A young American engineer, P. W. Litchfield, attended the Paris meet, saw these wonders, made notes. He stopped in Scotland on his way back, bought a machine for spreading rubber on fabric, hired the two men tending it (those men, Ferguson and Aikman, were still at their posts in Akron thirty odd years later), hired two young technical graduates on his return, tied in the fortunes of his struggling company with what he believed was a coming industry.
The next five years would see the nations of the world bending their efforts toward perfecting these vehicles of flight,—little realizing they were building a combat weapon which would revolutionize warfare.
CHAPTER V
Effect on Aeronautics of Post-War Reaction
Development of non-rigid airships slowed down after the impetus of the war had spent itself, as was the case in aeronautics generally and in all defense efforts.
With the Armistice of November, 1918, the world was through with war. Men relaxed and reaction set in. There would not be another major war in a hundred years. Well-meaning people everywhere grasped at the straw of universal peace, of negotiated settlement of difficulties between nations, of disarmament of military forces to the point of being little more than an international police force. Germany, the trouble-maker, had been disarmed and handcuffed, would make no more trouble. The world, breathing freely after four years, wanted only to be left alone.
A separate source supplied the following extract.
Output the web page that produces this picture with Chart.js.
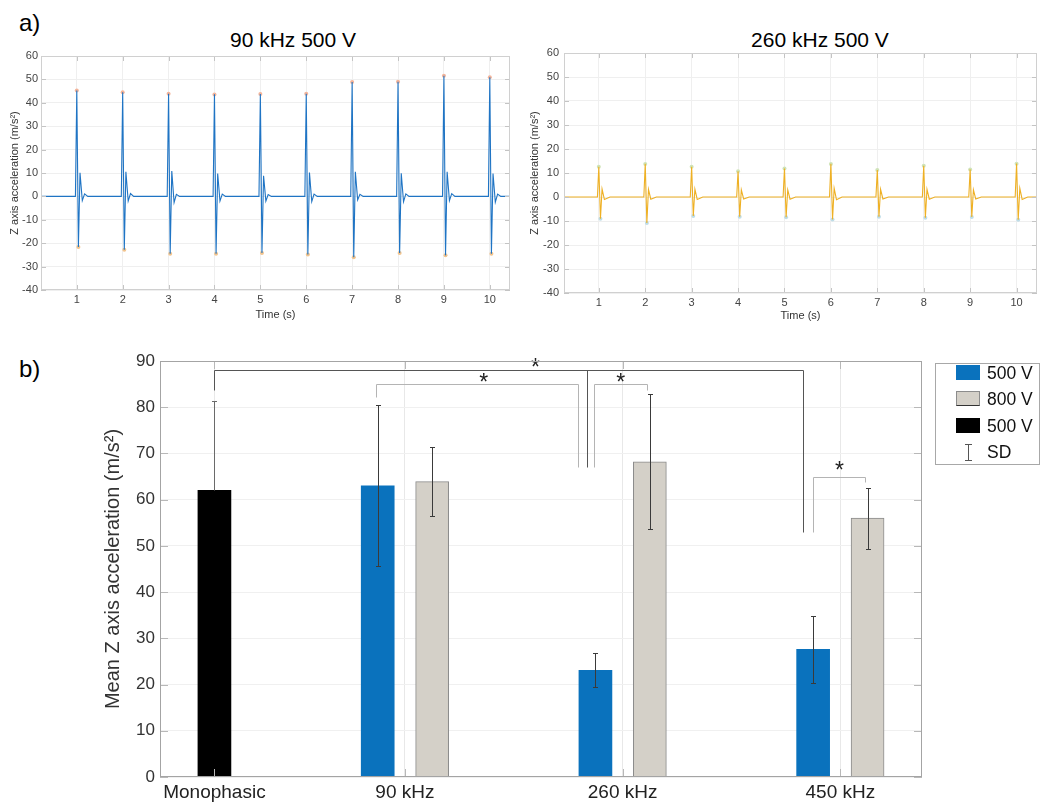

Today with major countries striving feverishly to build guns and navies, it is hard to believe that naïve nations were scrapping ships only a few years ago and pledging themselves to limit future building. No one in the immediate post-war era could believe that men must prepare for another war, an all-out war more terrible and ruthless than men had known,—one which would send flame-spitting machines down from the air and through woods and fields, against which conventional foot soldiers would be as helpless as if they carried bows and arrows. Wishing only to live at peace with other nations, we could conceive no need to make defense preparation against frightfulness.
Congress was divided between “big navy men” and “little navy men,” and generals and admirals who brought in programs for expansion or even reasonable maintenance were shouted down. The public was in no mood to listen.
If the usefulness of the Army and Navy was discounted during this period, more so was the rising new Air Force. Few were interested in airplanes, and these chiefly wartime pilots, who sought to keep aviation alive, made a precarious living flying wartime “Jennies” and “Standards” out of cow pastures, carrying passengers at a dollar a head, or how much have you. The word “haywire” came into the language, as they made open-air repairs to wings and fuselage with baling wire.
Lighter-than-air had no Rickenbackers or Richthofens to point to, but got some advantage during this period from the activities of the Shenandoah, completed in 1923, and the Los Angeles, delivered in 1924. These ships could not be regarded as military craft, carried no arms. The Shenandoah was experimental, based on a 1916 design. The Los Angeles was technically a commercial ship, with passenger accommodations built in, could be used only for training.